For many business ventures, creating a great proposal to attract investors and customers is the first logical step. There is no universal standard for writing a business proposal, but there are several things that you should consider when drafting, finalising, and presenting your proposal. Read this article to learn some helpful tips and things to avoid in order to boost your chances of success.
Conduct thorough research into your industry and market. Write the conclusion of your proposal first. Business proposals, unlike academic papers or other reports, aim to present the best information up front, including lots of positive statements about profitable outcomes, revenue projections, benefits, etc. Include the most compelling supports from your research into the market. Your goal (as you write the conclusion) is to explain how you want readers or listeners to hear it, not to give them a taste of the information contained in the rest of the paper. Most people won't read past the first few pages, even if they intend to buy anything from you immediately, so you need to convince them right from the beginning.
Describe and inform
Write the introduction and body of your proposal to answer any questions that your conclusion may raise. Think like your customers, and answer the 'who', 'what', 'when', 'where', 'why', and 'how' of your business while always laying emphasis on the elements which make your vision, product, or service unique and necessary to your chosen industry.

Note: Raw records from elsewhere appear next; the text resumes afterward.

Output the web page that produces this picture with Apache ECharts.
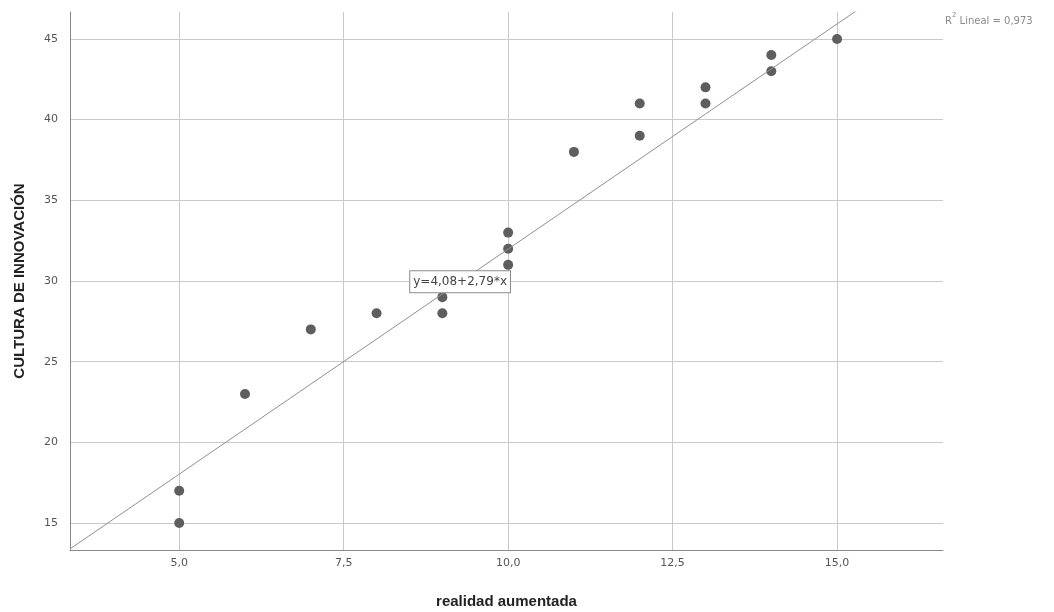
<!DOCTYPE html>
<html>
<head>
<meta charset="utf-8">
<script src="https://cdn.jsdelivr.net/npm/echarts@6/dist/echarts.min.js"></script>
<style>
  html, body { margin: 0; padding: 0; background: #fff; }
  #chart { width: 1054px; height: 612px; }
</style>
</head>
<body>
<div id="chart"></div>
<script>
// Observed cases
const realidadAumentada = [5, 5, 6, 7, 8, 9, 9, 10, 10, 10, 11, 12, 12, 13, 13, 14, 14, 15];
const culturaInnovacion = [15, 17, 23, 27, 28, 28, 29, 31, 32, 33, 38, 39, 41, 41, 42, 43, 44, 45];

// Fitted linear regression
const intercept = 4.08;
const slope = 2.79;
const rSquared = 0.973;

// Axis ranges and tick values
const xMin = 3.34, xMax = 16.61;
const yMin = 13.33, yMax = 46.67;
const xTicks = [5, 7.5, 10, 12.5, 15];
const yTicks = [15, 20, 25, 30, 35, 40, 45];
const equationAt = [9.27, 29.95];

const fmtComma = (v, d) => v.toFixed(d).replace('.', ',');

const points = realidadAumentada.map((x, i) => [x, culturaInnovacion[i]]);
const fitLine = [xMin, xMax].map(x => [x, intercept + slope * x]);

const chart = echarts.init(document.getElementById('chart'));
chart.setOption({
  animation: false,
  backgroundColor: '#fff',
  grid: { left: 70, right: 111, top: 12, bottom: 62, containLabel: false, outerBoundsMode: 'none' },
  xAxis: {
    type: 'value', min: xMin, max: xMax,
    name: 'realidad aumentada', nameLocation: 'middle', nameGap: 44,
    nameTextStyle: { fontFamily: 'Liberation Sans', fontWeight: 'bold', fontSize: 15, color: '#222' },
    axisLine: { lineStyle: { color: '#8a8a8a', width: 1 } },
    axisTick: { show: true, length: 0, customValues: xTicks },
    axisLabel: { customValues: xTicks, formatter: v => fmtComma(v, 1), color: '#555', fontFamily: 'DejaVu Sans', fontSize: 11, margin: 8 },
    splitLine: { show: true, lineStyle: { color: '#c9c9c9', width: 1 } }
  },
  yAxis: {
    type: 'value', min: yMin, max: yMax,
    name: 'CULTURA DE INNOVACIÓN', nameLocation: 'middle', nameGap: 43,
    nameTextStyle: { fontFamily: 'Liberation Sans', fontWeight: 'bold', fontSize: 15, color: '#222' },
    axisLine: { show: true, lineStyle: { color: '#8a8a8a', width: 1 } },
    axisTick: { show: true, length: 0, customValues: yTicks },
    axisLabel: { customValues: yTicks, formatter: v => String(v), color: '#555', fontFamily: 'DejaVu Sans', fontSize: 11, margin: 12 },
    splitLine: { show: true, lineStyle: { color: '#c9c9c9', width: 1 } }
  },
  series: [
    {
      type: 'line', data: fitLine, symbol: 'none', clip: true, silent: true,
      lineStyle: { color: '#8f8f8f', width: 1 },
      markPoint: {
        symbol: 'rect', symbolSize: 0,
        data: [{ coord: equationAt, value: 0 }],
        label: {
          show: true, position: 'inside',
          formatter: 'y=' + fmtComma(intercept, 2) + '+' + fmtComma(slope, 2) + '*x',
          color: '#444', fontFamily: 'DejaVu Sans', fontSize: 12,
          backgroundColor: '#fff', borderColor: '#8a8a8a', borderWidth: 1,
          padding: [5, 3, 4, 3]
        }
      }
    },
    {
      type: 'scatter', data: points, symbolSize: 10,
      itemStyle: { color: '#5e5e5e', opacity: 1 }
    }
  ],
  graphic: [{
    type: 'text', left: 945, top: 12,
    style: {
      text: '{r|R}{s|2}{r| Lineal = ' + fmtComma(rSquared, 3) + '}',
      rich: {
        r: { fill: '#8a8a8a', fontFamily: 'DejaVu Sans', fontSize: 10, verticalAlign: 'bottom', lineHeight: 14 },
        s: { fill: '#8a8a8a', fontFamily: 'DejaVu Sans', fontSize: 7, verticalAlign: 'top', lineHeight: 14 }
      }
    }
  }]
});
</script>
</body>
</html>
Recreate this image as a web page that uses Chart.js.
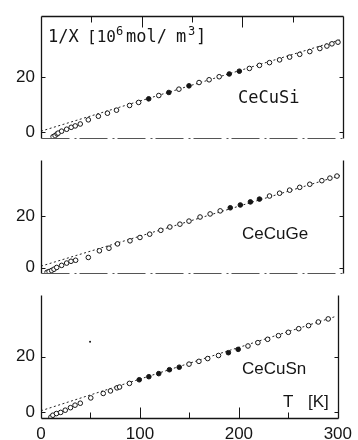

Visual aids and information display
Include as many graphs and visual displays of data as possible throughout your proposal - make sure it is relevant and professionally presented. Income, profit and loss, projected sales, and costs breakdowns all make attractive and attention grabbing graphs.
Be realistic with your expectations and conservative with your estimates. That you believe your business plan to be revolutionary doesn't dissuade from the common knowledge that most new businesses fail, and that most business failures are due to poor management. If your proposal contains wild claims or unrealistic expectations, this may be a red flag to some potential investors.
Avoid using proposal templates to format a business plan proposal. They may be useful as a guide, but most will contain a lot of information that you don't need, or lack certain information that your specific business type may require. Remember: your proposal should be meant for your customers, so it should contain the most essential information as regards to why your business needs to exist.
Convert your entire proposal into a PowerPoint presentation for use during pitches or meeting, or uploading onto your website. Consider this as a digest version of your full plan. For a new business proposal, demonstrating competence and passion in your idea are both absolutely essential.